French veteran of D-Day (1922–2023)

Léon Gautier (27 October 1922 – 3 July 2023) was a Free French soldier during the Second World War.

==Biography==
===Early life and military career===
Gautier was born in Rennes, Brittany, in France, on 27 October 1922. At the start of the Second World War, he was working as an apprentice car body maker.

He enlisted in the French Navy at the age of 17, and took part in the defense of the port of Cherbourg and the mouth of the Vire in Normandy as a gunner on the battleship Courbet. He fled to the United Kingdom before the Nazi occupation of France. After learning about Free France in 1940, he decided to join Charles de Gaulle and participated in the 14 July 1940 parade in London with the Free French Naval Forces. Gautier also served on the merchant vessel Gallois and as a marine rifleman on the submarine Surcouf, which operated in Africa and the Middle East.

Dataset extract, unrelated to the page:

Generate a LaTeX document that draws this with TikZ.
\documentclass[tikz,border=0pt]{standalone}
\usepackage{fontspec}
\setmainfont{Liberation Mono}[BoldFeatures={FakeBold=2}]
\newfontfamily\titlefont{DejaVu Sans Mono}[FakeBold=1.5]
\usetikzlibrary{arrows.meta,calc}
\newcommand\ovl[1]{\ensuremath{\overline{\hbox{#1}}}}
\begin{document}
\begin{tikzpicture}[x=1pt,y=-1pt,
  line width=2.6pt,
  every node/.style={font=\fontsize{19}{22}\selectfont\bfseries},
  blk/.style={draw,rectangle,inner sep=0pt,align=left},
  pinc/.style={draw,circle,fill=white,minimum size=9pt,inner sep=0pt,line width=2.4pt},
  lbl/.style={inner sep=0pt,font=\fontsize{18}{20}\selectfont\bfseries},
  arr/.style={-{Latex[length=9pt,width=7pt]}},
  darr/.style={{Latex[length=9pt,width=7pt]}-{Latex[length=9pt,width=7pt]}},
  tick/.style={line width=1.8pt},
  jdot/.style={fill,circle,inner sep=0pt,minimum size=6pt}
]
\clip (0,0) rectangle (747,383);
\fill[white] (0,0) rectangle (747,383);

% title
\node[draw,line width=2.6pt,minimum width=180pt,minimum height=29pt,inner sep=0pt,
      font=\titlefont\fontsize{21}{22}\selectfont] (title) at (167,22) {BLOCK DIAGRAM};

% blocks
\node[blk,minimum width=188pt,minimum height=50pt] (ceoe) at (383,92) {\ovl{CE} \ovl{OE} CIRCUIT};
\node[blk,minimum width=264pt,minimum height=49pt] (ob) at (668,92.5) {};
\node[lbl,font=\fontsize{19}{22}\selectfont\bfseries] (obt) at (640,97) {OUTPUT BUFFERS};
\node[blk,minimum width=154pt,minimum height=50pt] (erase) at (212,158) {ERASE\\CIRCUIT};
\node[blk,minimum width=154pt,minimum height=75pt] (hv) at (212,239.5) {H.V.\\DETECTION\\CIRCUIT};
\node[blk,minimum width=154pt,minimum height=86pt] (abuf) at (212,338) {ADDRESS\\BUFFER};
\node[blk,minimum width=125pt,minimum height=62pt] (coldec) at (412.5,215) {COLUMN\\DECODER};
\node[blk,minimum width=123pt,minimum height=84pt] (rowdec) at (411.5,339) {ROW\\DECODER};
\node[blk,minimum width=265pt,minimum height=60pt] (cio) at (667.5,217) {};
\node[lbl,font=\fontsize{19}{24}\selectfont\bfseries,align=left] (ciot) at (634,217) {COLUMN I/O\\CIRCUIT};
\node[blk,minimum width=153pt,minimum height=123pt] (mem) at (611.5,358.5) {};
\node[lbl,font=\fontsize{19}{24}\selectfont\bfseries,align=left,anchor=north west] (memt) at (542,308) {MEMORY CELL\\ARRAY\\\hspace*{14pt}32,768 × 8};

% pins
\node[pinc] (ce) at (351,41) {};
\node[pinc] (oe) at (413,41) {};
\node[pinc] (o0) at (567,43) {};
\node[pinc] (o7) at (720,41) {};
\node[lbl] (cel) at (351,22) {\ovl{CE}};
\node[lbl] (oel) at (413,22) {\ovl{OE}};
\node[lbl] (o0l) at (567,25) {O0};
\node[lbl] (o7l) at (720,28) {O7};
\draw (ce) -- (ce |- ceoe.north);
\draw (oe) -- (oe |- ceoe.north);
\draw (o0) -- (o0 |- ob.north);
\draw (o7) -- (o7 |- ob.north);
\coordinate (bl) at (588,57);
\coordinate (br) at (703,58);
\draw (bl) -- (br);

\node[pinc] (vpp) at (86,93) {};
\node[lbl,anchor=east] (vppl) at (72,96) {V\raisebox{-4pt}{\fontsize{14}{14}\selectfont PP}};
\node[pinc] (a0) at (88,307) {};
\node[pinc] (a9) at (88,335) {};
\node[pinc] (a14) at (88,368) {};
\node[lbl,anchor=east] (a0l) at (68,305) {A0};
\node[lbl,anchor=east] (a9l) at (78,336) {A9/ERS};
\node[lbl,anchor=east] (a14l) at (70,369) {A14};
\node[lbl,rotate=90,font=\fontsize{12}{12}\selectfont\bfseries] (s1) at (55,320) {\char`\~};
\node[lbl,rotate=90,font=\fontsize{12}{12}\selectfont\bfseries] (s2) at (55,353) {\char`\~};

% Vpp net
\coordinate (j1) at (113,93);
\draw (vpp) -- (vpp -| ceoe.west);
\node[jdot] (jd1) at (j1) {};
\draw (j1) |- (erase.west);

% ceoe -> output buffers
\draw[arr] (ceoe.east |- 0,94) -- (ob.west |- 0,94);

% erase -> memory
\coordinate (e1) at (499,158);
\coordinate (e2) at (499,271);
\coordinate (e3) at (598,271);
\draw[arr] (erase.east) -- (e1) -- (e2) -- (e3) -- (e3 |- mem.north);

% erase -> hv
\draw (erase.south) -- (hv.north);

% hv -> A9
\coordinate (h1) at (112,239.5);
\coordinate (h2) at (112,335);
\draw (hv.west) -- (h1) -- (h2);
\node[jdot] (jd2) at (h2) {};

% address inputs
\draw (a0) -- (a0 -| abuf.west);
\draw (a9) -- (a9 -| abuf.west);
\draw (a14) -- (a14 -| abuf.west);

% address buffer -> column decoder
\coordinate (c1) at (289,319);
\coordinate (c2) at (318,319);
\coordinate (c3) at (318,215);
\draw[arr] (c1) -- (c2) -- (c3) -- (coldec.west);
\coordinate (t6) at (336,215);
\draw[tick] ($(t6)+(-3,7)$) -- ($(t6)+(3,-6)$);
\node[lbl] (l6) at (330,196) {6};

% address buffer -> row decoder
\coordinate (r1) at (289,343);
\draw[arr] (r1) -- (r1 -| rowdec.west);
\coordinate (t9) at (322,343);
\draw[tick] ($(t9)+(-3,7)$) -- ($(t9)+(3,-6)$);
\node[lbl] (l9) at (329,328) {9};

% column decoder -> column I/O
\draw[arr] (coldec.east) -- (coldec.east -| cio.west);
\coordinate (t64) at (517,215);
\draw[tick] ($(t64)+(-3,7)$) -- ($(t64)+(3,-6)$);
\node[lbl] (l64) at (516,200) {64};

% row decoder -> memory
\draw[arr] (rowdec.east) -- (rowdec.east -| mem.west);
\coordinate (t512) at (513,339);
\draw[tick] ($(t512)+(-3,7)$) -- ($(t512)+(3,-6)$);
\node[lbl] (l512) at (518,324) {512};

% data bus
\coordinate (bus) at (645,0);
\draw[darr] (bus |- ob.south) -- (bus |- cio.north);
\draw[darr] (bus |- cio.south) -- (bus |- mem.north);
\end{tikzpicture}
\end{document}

He fought with the 1er Bataillon de Fusiliers Marins Commandos, led by Lieutenant-Commander Philippe Kieffer, in the Congo, Syria, and Lebanon before taking part in the invasion of Normandy, where more than half his unit was killed. He later injured his ankle, which led him to have limited participation in the remainder of the war.

===After the war===
After the war, Gautier became a campaigner for peace, calling war a "misery" that "ends with widows and orphans". He worked as a panel beater in the United Kingdom for seven years, before moving to Cameroon and Nigeria for another seven years. He later settled in the Norman town of Ouistreham in 1992. He became the president of the French branch of the Association of Commandos. He maintained a friendship with former German soldier, Johannes Borner, with their friendship being the subject of a book by Jean-Charles Stasi.

In June 2019, Gautier participated in commemorating the 75th anniversary of D-Day where he was joined by fellow French D-Day veteran Jacques Lewis.

==Personal life and death==
Gautier was married to Dorothy Banks, whom he met while stationed in the United Kingdom in September 1943, until her death in 2016. They had two daughters.

He died on 3 July 2023, at age 100, after being hospitalized in Caen for a lung infection. In response to his death, French president Emmanuel Macron described Gautier as having "united the virtues of a warrior and those of a peacemaker."

==Honours==
Gautier is a member of the Order of the British Empire and a Grand Officer of the Legion of Honour. He had also been awarded with the Médaille militaire, the Croix de Guerre 1939–1945 (with 2 citations), the Resistance Medal, the Volunteer Combatant's Cross, and the Commemorative medal for voluntary service in Free France.